Enfin, on peut constater sans peine que la transmission des informations à propos de telles
observations s'accompagne très souvent des phénomènes classiques de sélection,
déformation, exagération, interprétation gratuites qui peuvent apparaître à l'occasion de toute
circulation d'informations. Les versions proposées n'ont parfois que de lointains rapports avec
le témoignage initial.
En fait, la réalité n'est pas aussi simple car ces différents aspects, parfaitement constatables,
ne suffisent pas à rendre compte de l'ensemble des données. En effet, depuis que les
brigades de Gendarmerie recueillent systématiquement les témoignages, il s'est constitué un
corpus d'informations de première main qui par leur forme, leur structure, présentent une
certaine homogénéité et dont l'origine peut être vérifiée et contrôlée sans ambiguité. Dans ce
corpus, une analyse approfondie met en évidence une proportion extrêmement réduite de
canulars et falsifications. On n'en trouve plus que quelques exemples isolés. Ceci est
parfaitement compréhensible en raison du statut des enquêteurs ( gendarmes ), du sérieux des
enquêtes menées et de l'idée que peuvent s'en faire les candidats aux canulars.

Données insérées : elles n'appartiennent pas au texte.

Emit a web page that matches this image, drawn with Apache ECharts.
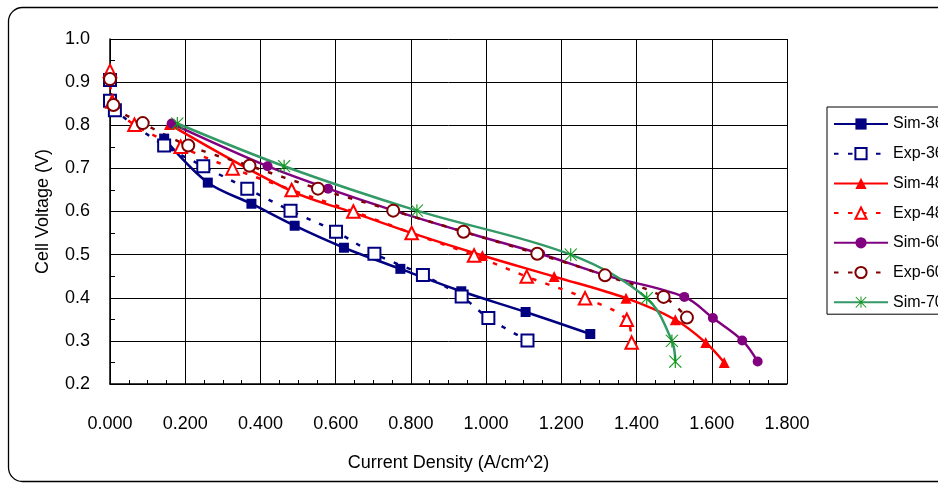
<!DOCTYPE html>
<html>
<head>
<meta charset="utf-8">
<script src="https://cdn.jsdelivr.net/npm/echarts@6/dist/echarts.min.js"></script>
<style>
  html, body { margin: 0; padding: 0; background: #fff; }
  #chart { width: 938px; height: 484px; }
</style>
</head>
<body>
<div id="chart"></div>
<script>
// Polarization curves: cell voltage vs. current density
const xTicks = { min: 0, max: 1.8, step: 0.2 };
const yTicks = { min: 0.2, max: 1.0, step: 0.1 };

const seriesNames = ['Sim-36', 'Exp-36', 'Sim-48', 'Exp-48', 'Sim-60', 'Exp-60', 'Sim-70'];

const sim36X = [0.144, 0.260, 0.376, 0.491, 0.622, 0.772, 0.934, 1.105, 1.277];
const sim36Y = [0.769, 0.667, 0.618, 0.567, 0.516, 0.467, 0.415, 0.367, 0.316];

const exp36X = [0.000, 0.000, 0.013, 0.144, 0.248, 0.365, 0.480, 0.601, 0.703, 0.832, 0.935, 1.006, 1.110];
const exp36Y = [0.905, 0.857, 0.835, 0.753, 0.705, 0.653, 0.602, 0.553, 0.502, 0.453, 0.403, 0.353, 0.301];

const sim48X = [0.158, 0.483, 0.645, 0.803, 0.990, 1.181, 1.372, 1.503, 1.584, 1.633];
const sim48Y = [0.802, 0.647, 0.598, 0.550, 0.498, 0.449, 0.399, 0.349, 0.296, 0.250];

const exp48X = [0.000, 0.006, 0.065, 0.188, 0.326, 0.483, 0.647, 0.802, 0.968, 1.108, 1.263, 1.374, 1.387];
const exp48Y = [0.926, 0.855, 0.801, 0.750, 0.700, 0.650, 0.600, 0.550, 0.498, 0.449, 0.399, 0.349, 0.296];

const sim60X = [0.164, 0.419, 0.580, 0.755, 0.940, 1.144, 1.318, 1.527, 1.603, 1.681, 1.722];
const sim60Y = [0.804, 0.705, 0.653, 0.602, 0.553, 0.502, 0.452, 0.402, 0.353, 0.301, 0.252];

const exp60X = [0.000, 0.009, 0.087, 0.208, 0.371, 0.553, 0.753, 0.940, 1.136, 1.316, 1.472, 1.534];
const exp60Y = [0.907, 0.847, 0.805, 0.753, 0.706, 0.653, 0.602, 0.553, 0.502, 0.452, 0.402, 0.354];

const sim70X = [0.179, 0.463, 0.816, 1.225, 1.427, 1.494, 1.503];
const sim70Y = [0.804, 0.705, 0.602, 0.500, 0.399, 0.300, 0.252];

const zip = (xs, ys) => xs.map((x, i) => [x, ys[i]]);

const FONT = '"Liberation Sans", Arial, sans-serif';
const SMOOTH = 0.35;
const DASH = [4.5, 9.5];

// six-armed asterisk marker: vertical bar plus an X
const ASTERISK = 'path://M9.3,0L10.7,0L10.7,20L9.3,20Z' +
  'M2.2,1.1L3.3,0.2L17.8,18.9L16.7,19.8Z' +
  'M16.7,0.2L17.8,1.1L3.3,19.8L2.2,18.9Z';

function simSeries(name, data, color, symbol, size, extra) {
  return Object.assign({
    name, type: 'line', data, smooth: SMOOTH,
    symbol, symbolSize: size,
    lineStyle: { color, width: 2.5 },
    itemStyle: { color },
    emphasis: { disabled: true }
  }, extra || {});
}

function expSeries(name, data, color, symbol, size) {
  return {
    name, type: 'line', data, smooth: SMOOTH,
    symbol, symbolSize: size,
    lineStyle: { color, width: 2.5, type: DASH },
    itemStyle: { color, borderWidth: 1.4 },
    emphasis: { disabled: true }
  };
}

const chart = echarts.init(document.getElementById('chart'), null, { renderer: 'canvas' });

chart.setOption({
  animation: false,
  backgroundColor: '#fff',
  textStyle: { fontFamily: FONT, color: '#000' },
  graphic: [{
    type: 'rect',
    shape: { x: 8.5, y: 7.5, width: 980, height: 474, r: 14 },
    style: { fill: 'none', stroke: '#000', lineWidth: 1.3 },
    silent: true, z: -10
  }],
  grid: { left: 110, right: 151, top: 39, bottom: 100, containLabel: false },
  xAxis: {
    type: 'value',
    min: xTicks.min, max: xTicks.max, interval: xTicks.step,
    name: 'Current Density (A/cm^2)',
    nameLocation: 'middle', nameGap: 70,
    nameTextStyle: { fontSize: 18, color: '#000', fontFamily: FONT },
    axisLine: { show: true, onZero: false, lineStyle: { color: '#000', width: 1.5 } },
    axisTick: { show: true, inside: true, length: 5, lineStyle: { color: '#000' } },
    minorTick: { show: true, splitNumber: 4, length: 4, lineStyle: { color: '#000' } },
    axisLabel: {
      fontSize: 18, color: '#000', margin: 31, fontFamily: FONT,
      formatter: v => v.toFixed(3)
    },
    splitLine: { show: true, lineStyle: { color: '#000', width: 1 } }
  },
  yAxis: {
    type: 'value',
    min: yTicks.min, max: yTicks.max, interval: yTicks.step,
    name: 'Cell Voltage (V)',
    nameLocation: 'middle', nameGap: 58,
    nameTextStyle: { fontSize: 18, color: '#000', fontFamily: FONT },
    axisLine: { show: true, onZero: false, lineStyle: { color: '#000', width: 1.5 } },
    axisTick: { show: true, inside: true, length: 5, lineStyle: { color: '#000' } },
    minorTick: { show: true, splitNumber: 2, length: 5, lineStyle: { color: '#000' } },
    axisLabel: {
      fontSize: 18, color: '#000', margin: 20, fontFamily: FONT,
      formatter: v => v.toFixed(1)
    },
    splitLine: { show: true, lineStyle: { color: '#000', width: 1 } }
  },
  legend: {
    data: seriesNames,
    orient: 'vertical',
    left: 827, top: 107,
    padding: [9, 10, 4, 6],
    itemWidth: 54, itemHeight: 14, itemGap: 13.7,
    backgroundColor: '#fff',
    borderColor: '#000', borderWidth: 1,
    textStyle: { fontSize: 16, color: '#000', fontFamily: FONT },
    selectedMode: false
  },
  series: [
    simSeries('Sim-36', zip(sim36X, sim36Y), '#000080', 'rect', 10),
    expSeries('Exp-36', zip(exp36X, exp36Y), '#000080', 'emptyRect', 12),
    simSeries('Sim-48', zip(sim48X, sim48Y), '#ff0000', 'triangle', 11),
    expSeries('Exp-48', zip(exp48X, exp48Y), '#ff0000', 'emptyTriangle', 12.5),
    simSeries('Sim-60', zip(sim60X, sim60Y), '#800080', 'circle', 10),
    expSeries('Exp-60', zip(exp60X, exp60Y), '#800000', 'emptyCircle', 12),
    simSeries('Sim-70', zip(sim70X, sim70Y), '#339966', ASTERISK, 13, {
      itemStyle: { color: '#11991a' }
    })
  ]
});
</script>
</body>
</html>
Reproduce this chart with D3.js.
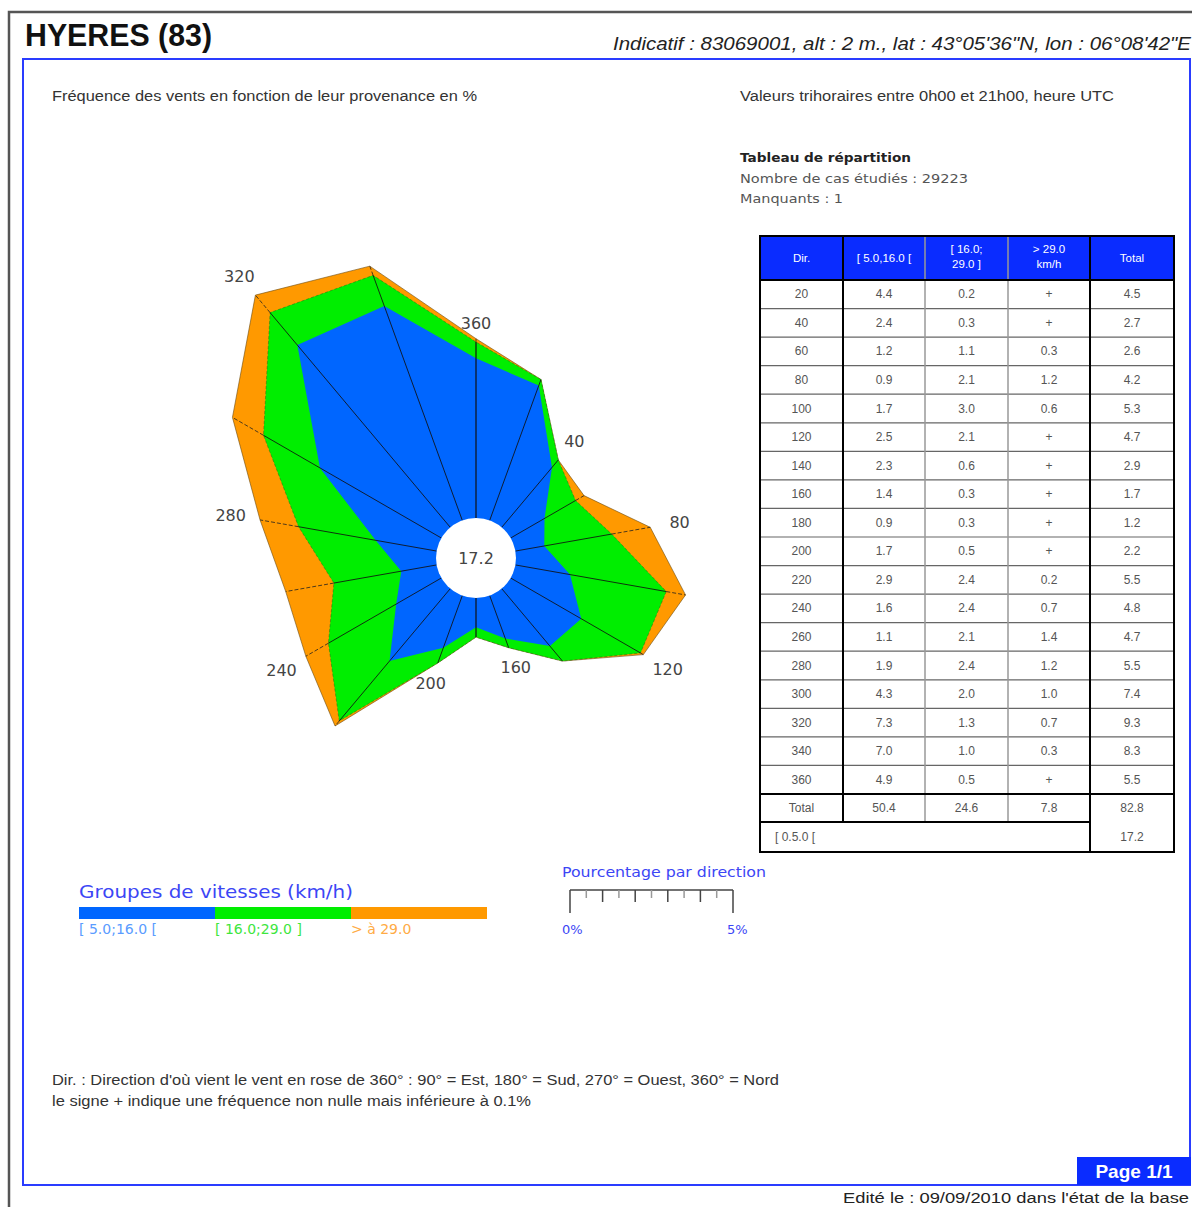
<!DOCTYPE html>
<html><head><meta charset="utf-8">
<script src="https://cdn.jsdelivr.net/npm/d3@7/dist/d3.min.js"></script>
<style>body{margin:0;background:#fff}svg{display:block}</style>
</head><body>
<script>
// ---- Data ----
const directions = [20,40,60,80,100,120,140,160,180,200,220,240,260,280,300,320,340,360];
const low  = [4.4,2.4,1.2,0.9,1.7,2.5,2.3,1.4,0.9,1.7,2.9,1.6,1.1,1.9,4.3,7.3,7.0,4.9];
const mid  = [0.2,0.3,1.1,2.1,3.0,2.1,0.6,0.3,0.3,0.5,2.4,2.4,2.1,2.4,2.0,1.3,1.0,0.5];
const high = ["+","+",0.3,1.2,0.6,"+","+","+","+","+",0.2,0.7,1.4,1.2,1.0,0.7,0.3,"+"];
const total = [4.5,2.7,2.6,4.2,5.3,4.7,2.9,1.7,1.2,2.2,5.5,4.8,4.7,5.5,7.4,9.3,8.3,5.5];
const columnTotals = [50.4, 24.6, 7.8, 82.8];
const calm = 17.2;
const labelDirections = [40,80,120,160,200,240,280,320,360];
const speedGroups = ["[ 5.0;16.0 [", "[ 16.0;29.0 ]", "> à 29.0"];
const headerLabels = [["Dir."],["[ 5.0,16.0 ["],["[ 16.0;","29.0 ]"],["> 29.0","km/h"],["Total"]];
const scaleTicks = [0,0.5,1,1.5,2,2.5,3,3.5,4,4.5,5];

const W = 1192, H = 1207;
const colors = {blue:"#0066ff", green:"#00ee00", orange:"#ff9900"};
const svg = d3.select("body").append("svg").attr("width", W).attr("height", H);

const cond = "'Liberation Sans', Arial, sans-serif";
const dv = "'DejaVu Sans', Verdana, sans-serif";

// ---- Frames ----
svg.append("path").attr("d","M9,1207 L9,12 L1192,12").attr("fill","none").attr("stroke","#555").attr("stroke-width",2.5);
svg.append("rect").attr("x",23).attr("y",59).attr("width",1167).attr("height",1126)
  .attr("fill","none").attr("stroke","#2a3cff").attr("stroke-width",2);

function txt(x,y,s,opts){
  const t = svg.append("text").attr("x",x).attr("y",y).text(s)
    .attr("font-family",opts.family||cond).attr("font-size",opts.size||14)
    .attr("fill",opts.fill||"#333");
  if(opts.weight) t.attr("font-weight",opts.weight);
  if(opts.style) t.attr("font-style",opts.style);
  if(opts.len) t.attr("textLength",opts.len).attr("lengthAdjust","spacingAndGlyphs");
  if(opts.anchor) t.attr("text-anchor",opts.anchor);
  return t;
}

txt(25,46,"HYERES (83)",{size:31,weight:"bold",fill:"#111",len:187});
txt(613,50,"Indicatif : 83069001, alt : 2 m., lat : 43°05'36\"N, lon : 06°08'42\"E",{size:18,style:"italic",fill:"#222",len:578});
txt(52,101,"Fréquence des vents en fonction de leur provenance en %",{size:14,fill:"#333",len:425});
txt(740,101,"Valeurs trihoraires entre 0h00 et 21h00, heure UTC",{size:14,fill:"#333",len:374});

txt(740,162,"Tableau de répartition",{family:dv,size:13,weight:"bold",fill:"#222",len:171});
txt(740,183,"Nombre de cas étudiés : 29223",{family:dv,size:13,fill:"#555",len:228});
txt(740,203,"Manquants : 1",{family:dv,size:13,fill:"#555",len:103});

// ---- Rose ----
const cx = 476, cy = 558, r0 = 40;
const rScale = d3.scaleLinear().domain([0,5]).range([r0, r0+163]);
const numHigh = high.map(v => v === "+" ? 0 : v);
const cumBlue = low;
const cumGreen = low.map((v,i)=> +(v+mid[i]).toFixed(2));
const cumOrange = total.map((v,i)=> Math.max(v, cumGreen[i], +(cumGreen[i]+numHigh[i]).toFixed(2)));
const ang = d => d*Math.PI/180;
const pt = (d,v) => [cx + Math.sin(ang(d))*rScale(v), cy - Math.cos(ang(d))*rScale(v)];
const line = d3.line().curve(d3.curveLinearClosed);

const rose = svg.append("g");
rose.append("path").attr("d", line(directions.map((d,i)=>pt(d,cumOrange[i]))))
  .attr("fill",colors.orange).attr("stroke","#6a4a10").attr("stroke-width",0.6);
rose.append("path").attr("d", line(directions.map((d,i)=>pt(d,cumGreen[i]))))
  .attr("fill",colors.green).attr("stroke","#1a5a1a").attr("stroke-width",0.6).attr("stroke-dasharray","3,2").attr("stroke-opacity",0.7);
rose.append("path").attr("d", line(directions.map((d,i)=>pt(d,cumBlue[i]))))
  .attr("fill",colors.blue);
// spokes
directions.forEach((d,i)=>{
  const a = pt(d,0), b = pt(d,cumGreen[i]), c = pt(d,cumOrange[i]);
  rose.append("line").attr("x1",a[0]).attr("y1",a[1]).attr("x2",b[0]).attr("y2",b[1])
    .attr("stroke","#111").attr("stroke-width",d===360||d===180?1.4:1).attr("stroke-opacity",0.85);
  if(cumOrange[i] > cumGreen[i]){
    rose.append("line").attr("x1",b[0]).attr("y1",b[1]).attr("x2",c[0]).attr("y2",c[1])
      .attr("stroke","#222").attr("stroke-width",1).attr("stroke-dasharray","4,2").attr("stroke-opacity",0.8);
  }
});
rose.append("circle").attr("cx",cx).attr("cy",cy).attr("r",r0).attr("fill","#fff");
txt(cx,cy+6,String(calm),{family:dv,size:16,fill:"#444",anchor:"middle"});
labelDirections.forEach(d=>{
  const i = directions.indexOf(d);
  const off = 16 + 14*Math.abs(Math.sin(ang(d)));
  const rr = rScale(cumOrange[i]) + off;
  const x = cx + Math.sin(ang(d))*rr, y = cy - Math.cos(ang(d))*rr;
  txt(x,y+6,String(d),{family:dv,size:16,fill:"#444",anchor:"middle"});
});

// ---- Table ----
const colEdges = [760,843,925,1008,1090,1174];
const yRow = d3.scaleBand().domain(directions).range([280,794]);
const rh = yRow.bandwidth();
const tbl = svg.append("g");
tbl.append("rect").attr("x",760).attr("y",236).attr("width",414).attr("height",44).attr("fill","#0a2cff");
headerLabels.forEach((lines,j)=>{
  const xm = (colEdges[j]+colEdges[j+1])/2;
  lines.forEach((s,k)=>{
    const y = lines.length===1 ? 262 : 253 + k*15;
    txt(xm,y,s,{size:11.5,fill:"#fff",anchor:"middle"});
  });
});
const fmt = v => v === "+" ? "+" : d3.format(".1f")(v);
directions.forEach((d,i)=>{
  const y0 = yRow(d), ym = y0 + rh/2 + 4;
  const vals = [String(d), fmt(low[i]), fmt(mid[i]), fmt(high[i]), fmt(total[i])];
  vals.forEach((s,j)=> txt((colEdges[j]+colEdges[j+1])/2, ym, s, {size:12,fill:"#555",anchor:"middle"}));
  if(i>0) tbl.append("line").attr("x1",760).attr("x2",1174).attr("y1",y0).attr("y2",y0).attr("stroke","#666").attr("stroke-width",1.2);
});
// total row
const tr0 = 794, tr1 = 822, tr2 = 852;
["Total", ...columnTotals.map(fmt)].forEach((s,j)=> txt((colEdges[j]+colEdges[j+1])/2, tr0+18, s, {size:12,fill:"#555",anchor:"middle"}));
txt(775, tr1+19, "[ 0.5.0 [", {size:12,fill:"#555"});
txt((colEdges[4]+colEdges[5])/2, tr1+19, fmt(calm), {size:12,fill:"#555",anchor:"middle"});
// grid lines
[925,1008].forEach(x=> tbl.append("line").attr("x1",x).attr("x2",x).attr("y1",236).attr("y2",tr1).attr("stroke","#999").attr("stroke-width",1.5));
tbl.append("line").attr("x1",843).attr("x2",843).attr("y1",236).attr("y2",tr1).attr("stroke","#000").attr("stroke-width",2);
tbl.append("line").attr("x1",1090).attr("x2",1090).attr("y1",236).attr("y2",tr2).attr("stroke","#000").attr("stroke-width",2);
tbl.append("line").attr("x1",760).attr("x2",1174).attr("y1",280).attr("y2",280).attr("stroke","#000").attr("stroke-width",2);
tbl.append("line").attr("x1",760).attr("x2",1174).attr("y1",tr0).attr("y2",tr0).attr("stroke","#000").attr("stroke-width",2);
tbl.append("line").attr("x1",760).attr("x2",1090).attr("y1",tr1).attr("y2",tr1).attr("stroke","#000").attr("stroke-width",2);
tbl.append("rect").attr("x",760).attr("y",236).attr("width",414).attr("height",tr2-236).attr("fill","none").attr("stroke","#000").attr("stroke-width",2);

// ---- Legend ----
txt(79,898,"Groupes de vitesses (km/h)",{family:dv,size:17,fill:"#3c46f5",len:274});
const legColors = [colors.blue, colors.green, colors.orange];
const legTextColors = ["#5a9cff","#3ee63e","#ffab45"];
const lx = d3.scaleBand().domain(speedGroups).range([79,487]);
speedGroups.forEach((g,i)=>{
  svg.append("rect").attr("x",lx(g)).attr("y",907).attr("width",lx.bandwidth()).attr("height",12).attr("fill",legColors[i]);
  txt(lx(g),934,g,{family:dv,size:14,fill:legTextColors[i]});
});
// scale
txt(562,877,"Pourcentage par direction",{family:dv,size:14,fill:"#3c46f5",len:204});
const sx = d3.scaleLinear().domain([0,5]).range([570, 570 + rScale(5)-rScale(0)]);
svg.append("line").attr("x1",sx(0)).attr("x2",sx(5)).attr("y1",890).attr("y2",890).attr("stroke","#444").attr("stroke-width",1.5);
scaleTicks.forEach((t,k)=>{
  const end = (t===0||t===5);
  const len = end ? 23 : (k%2===0 ? 12 : 8);
  svg.append("line").attr("x1",sx(t)).attr("x2",sx(t)).attr("y1",890).attr("y2",890+len)
    .attr("stroke", end||k%2===0 ? "#444" : "#999").attr("stroke-width",1.5);
});
txt(562,934,"0%",{family:dv,size:13,fill:"#3c46f5"});
txt(727,934,"5%",{family:dv,size:13,fill:"#3c46f5"});

// ---- Notes ----
txt(52,1085,"Dir. : Direction d'où vient le vent en rose de 360° : 90° = Est, 180° = Sud, 270° = Ouest, 360° = Nord",{size:14,fill:"#333",len:727});
txt(52,1106,"le signe + indique une fréquence non nulle mais inférieure à 0.1%",{size:14,fill:"#333",len:479});

// ---- Page box ----
svg.append("rect").attr("x",1077).attr("y",1157).attr("width",114).attr("height",28).attr("fill","#0a2cff");
txt(1134,1178,"Page 1/1",{size:19,weight:"bold",fill:"#fff",anchor:"middle"});
txt(843,1203,"Edité le : 09/09/2010 dans l'état de la base",{size:14,fill:"#222",len:346});
</script>
</body></html>
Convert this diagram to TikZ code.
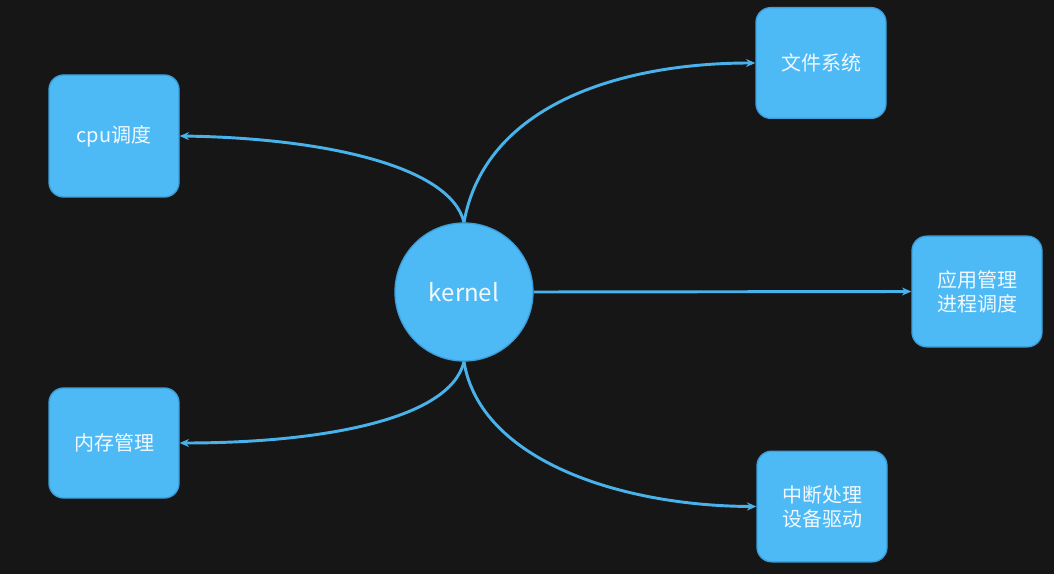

Ces analyses détaillées permettent de déceler de nombreuses confusions possibles,
probables ou certaines. Restent cependant une proportion non négligeable ( de l'ordre de
20 % ) de cas d'observations qui ne peuvent être raisonnablement classés dans l'une de ces
catégories ( cf. Réf. 4 ). Certains d'entre eux suggèrent alors des approfondissements
théoriques ou expérimentaux dans des domaines particuliers ( météorologie,
électromagnétisme, psychologie, ... ). La réduction à des confusions, des canulars ou de
fausses nouvelles est une vue beaucoup trop simpliste de la question.
Une troisième série d'idées couramment répandues qui ne résistent pas à l'examen des
données, concerne les témoins eux-mêmes, leur statut social, leur compétence, leur capacité
à observer. Quelques études ont été menées dans ce sens
( cf. Réf. 4 & 6 ) d'où il ressort que
ni le sexe, ni l'âge, ni la catégorie socio-professionnelle ne permettent de dégager
formellement une loi particulière caractérisant les témoins déclarés. Plus précisément, toutes
les classes de la société sont représentées et les écarts par rapport à la distribution normale
( proportion dans l'ensemble de la population ) peuvent se justifier par les conditions
d'observations ( un paysan est plus souvent à l'extérieur qu'un employé de bureau ). En
particulier, il faut abandonner l'idée que les "scientifiques" n'observent pas de phénomènes
insolites. Ceci est en contradiction directe avec le fait que nous ayons recueilli plusieurs
témoignages de hautes personnalités du monde des Sciences. C'est aussi en contradiction
avec les résultats statistiques obtenus tant en URSS ( cf. Réf. 5)
qu'aux USA ( cf. Réf. 8 ). La
compétence scientifique se retrouve parmi les témoins déclarés, tout autant, sinon plus, que
dans l'ensemble de la population. Similairement, il serait faux de croire qu'il n'y aurait jamais
plusieurs témoins indépendants. Les études montrent que les témoins sont souvent multiples
( 30 % de témoins uniques ) ( cf. Réf. 6 )
et qu'il arrive qu'une observation soit faite par plusieurs témoins indépendants.
Signalons enfin une dernière idée que l'on rencontre fréquemment selon laquelle les témoins
seraient d'une manière ou d'une autre atteints de troubles d'ordre psychopathologique. Il est
exact que le thème extra-terrestre peut servir à rationaliser un certain nombre de psychoses
( sentiment d'être persécuté, observé, poursuivi, contrôlé, ... ). Nous en avons des exemples.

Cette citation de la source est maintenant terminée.